For extended stays, why not rent a home with a pool and outdoor fire pit to experience the true outdoor desert lifestyle. Neighborhoods are known by the architects who designed the homes. Any structure built before 1969 automatically falls under Historic Preservation. Many of these quintessential traditional mid-century homes have been modernized with extended outdoor spaces.
THE BEST EATS
There’s no shortage of restaurants to fit any taste. Lines form throughout the day at Farm in the Plaza to relax on the patio and satisfy hunger pangs with a Belgian waffle topped with chicken, bacon, and sausage simmered in a creamy butter sauce. If you insist on “clean” food, try the new A La MOD Café or the very trendy Workshop Kitchen & Bar in the Uptown Design District on North Palm Canyon. The food is sourced from local farms and prepared creatively— think shaved Brussels Sprout Salad with Pomegranate and Apple. Your best bet is a table on the garden patio.

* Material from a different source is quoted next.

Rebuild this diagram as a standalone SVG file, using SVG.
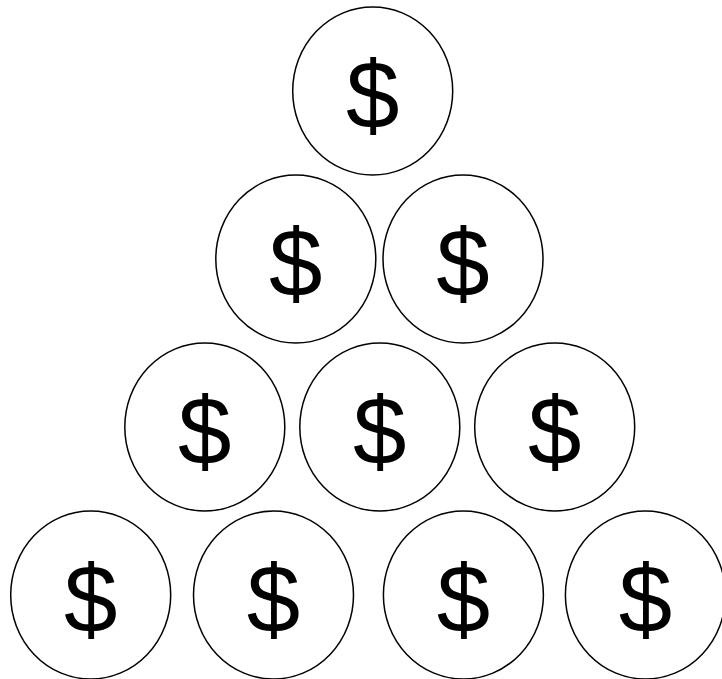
<svg xmlns="http://www.w3.org/2000/svg" width="722" height="679" viewBox="0 0 722 679">
<style>
.c{fill:#fff;stroke:#000;stroke-width:1.5}
.t{font-family:"Liberation Sans",Arial,sans-serif;font-size:96px;text-anchor:middle;fill:#000}
</style>
<rect width="722" height="679" fill="#fff"/>
<g id="coin-1"><ellipse class="c" cx="372.7" cy="91" rx="80" ry="84"/><text class="t" x="372.7" y="128">$</text></g>
<g id="coin-2"><ellipse class="c" cx="295.8" cy="259" rx="80" ry="84"/><text class="t" x="295.8" y="296">$</text></g>
<g id="coin-3"><ellipse class="c" cx="463" cy="259" rx="80" ry="84"/><text class="t" x="463" y="296">$</text></g>
<g id="coin-4"><ellipse class="c" cx="204.8" cy="427" rx="80" ry="84"/><text class="t" x="204.8" y="464">$</text></g>
<g id="coin-5"><ellipse class="c" cx="379.8" cy="427" rx="80" ry="84"/><text class="t" x="379.8" y="464">$</text></g>
<g id="coin-6"><ellipse class="c" cx="554.7" cy="427" rx="80" ry="84"/><text class="t" x="554.7" y="464">$</text></g>
<g id="coin-7"><ellipse class="c" cx="90.7" cy="595" rx="80" ry="84"/><text class="t" x="90.7" y="632">$</text></g>
<g id="coin-8"><ellipse class="c" cx="273.5" cy="595" rx="80" ry="84"/><text class="t" x="273.5" y="632">$</text></g>
<g id="coin-9"><ellipse class="c" cx="463.4" cy="595" rx="80" ry="84"/><text class="t" x="463.4" y="632">$</text></g>
<g id="coin-10"><ellipse class="c" cx="645.4" cy="595" rx="80" ry="84"/><text class="t" x="645.4" y="632">$</text></g>
<g id="connectors"></g>
</svg>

The old school restaurants are still my favorites. Melvyn’s at the Ingleside Inn, the legendary Hollywood hotspot has been refreshed and the patio revamped. They still offer Steak Diane, and Spinach Salad prepared tableside by a server dressed in a tux and white gloves. The ghosts of its famous guests live on— Sinatra’s wedding reception was held there. Stay late enough, and they’ll happily share old stories. In fact, stop by solo and indulge in a huge Chicken Pot Pie while listening to the pianist. Check out the photos of Frank Sinatra, Lucille Ball, and Jerry Lewis among others. Spencer’s Restaurant set in the San Jacinto Mountains is still famous and a popular favorite for its upscale American fare and Hollywood banter too.